I'M driving through the small towns that edge the North Sea tidelines on the way to see my parents. Towns that look as if they've been scrubbed clean by the salt and wind. I've got Miles Davis's album Sketches Of Spain weaving its atmospheric magic out of the car stereo. The lonely horns, relaxed tempo and flamenco percussion echo the mood outside the windows, as the sea haar drifts slowly between the houses.

I zoom (figuratively - I'm doing the speed limit) past a church emptying its congregation into the street. A couple walk arm in arm past an old man asleep at the bus stop. I've got no explanation as to why the music fits so well, but it does. Driving to Rackwick in Orkney years ago a tape of dub reggae did the same, soundtracking the Pentland Firth's powerful swell battering into the cliffs of Hoy in both a surreal, and perfect way. That day, Dreadlocks In The Moonlight became an unlikely Orkney anthem.

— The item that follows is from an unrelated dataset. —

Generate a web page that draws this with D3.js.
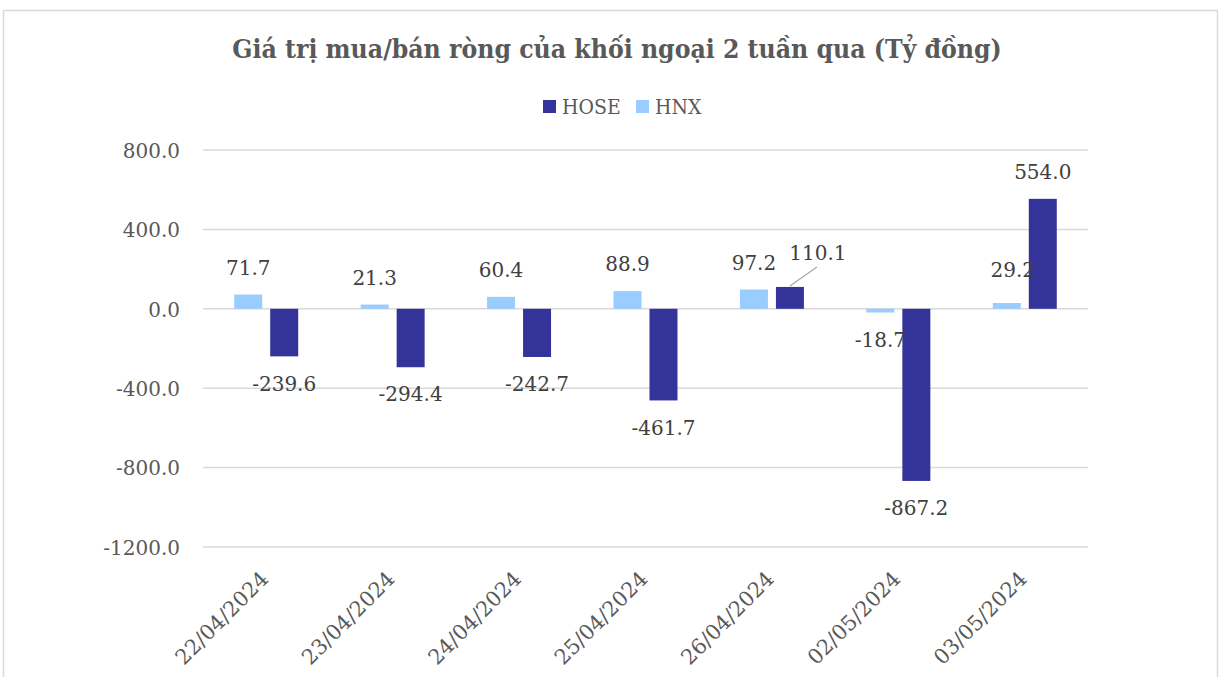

On the way to my parents' house, I always drive past my old high school. It's impossible to drive past an old school (or an old place of work) without thinking about some of your experiences associated with the place. This time English class popped into my head, or specifically writing stories for English homework. I enjoyed English at school, especially short story assignments. It was always met with a mix of mortification and excitement when, on occasion, my story would be picked and read aloud in class by the teacher. Much like playing a concert is nowadays, hearing your own words read (or sung) aloud in a room carries with it a strange mix of embarrassment and pride. You're happy with what you've done, and want everyone to like it, but at the same time it leaves you vulnerable and worried that maybe you've revealed too much of yourself.

Both my grandmother and my mother are keen advocates of writing short stories for fun. Neither had any aspirations of ever turning it into a career, although my mum once had a story published in the 1980s in the children's magazine Pepper Street (my sister and I dined out on bon-bons for a week or so after than one).

Arriving at my parents' house and catching up over a pot of tea, we have a rummage through a pile of my mother's old notebooks that she's found, full of her short stories. Of the selection that I read (from 1958), A Holiday In Troon is my favourite. Not surprisingly describing a holiday, taken in Troon, it is written in the natural, bold style of a 10-year-old. A simple storyline (they go on a picnic, eat some "delicious" sandwiches, have a swim in the sea then go home and have chips for tea) with easy descriptions ("we opened the bright red front door"; "we sat on the golden sand"). It is an interesting picture of my mother at that age. Short stories are good for this, I think, offering a brief but revealing insight into the writer, be it a family member or a moody-looking novelist in the review pages. They get right to the point, and the good ones will stick in your mind and mix themselves up with your own memories.

I'm happy to be involved with a new short story project called Days Like This, run in conjunction between Radio Scotland and the Scottish Book Trust and launched this week. Everyone in Scotland has the opportunity to contribute, from the fisherman to the politician, the teenager to the octogenarian, bus drivers, lawyers, poets, hairdressers, teachers, delinquents, from Wick to Wigtown, all are invited to write their own short story: something true, an experience, an anecdote, or an event that centred around one memorable day.

If it works it'll be the ultimate literary time capsule for Scotland in 2008. Quite a book. So no excuses people, get writing.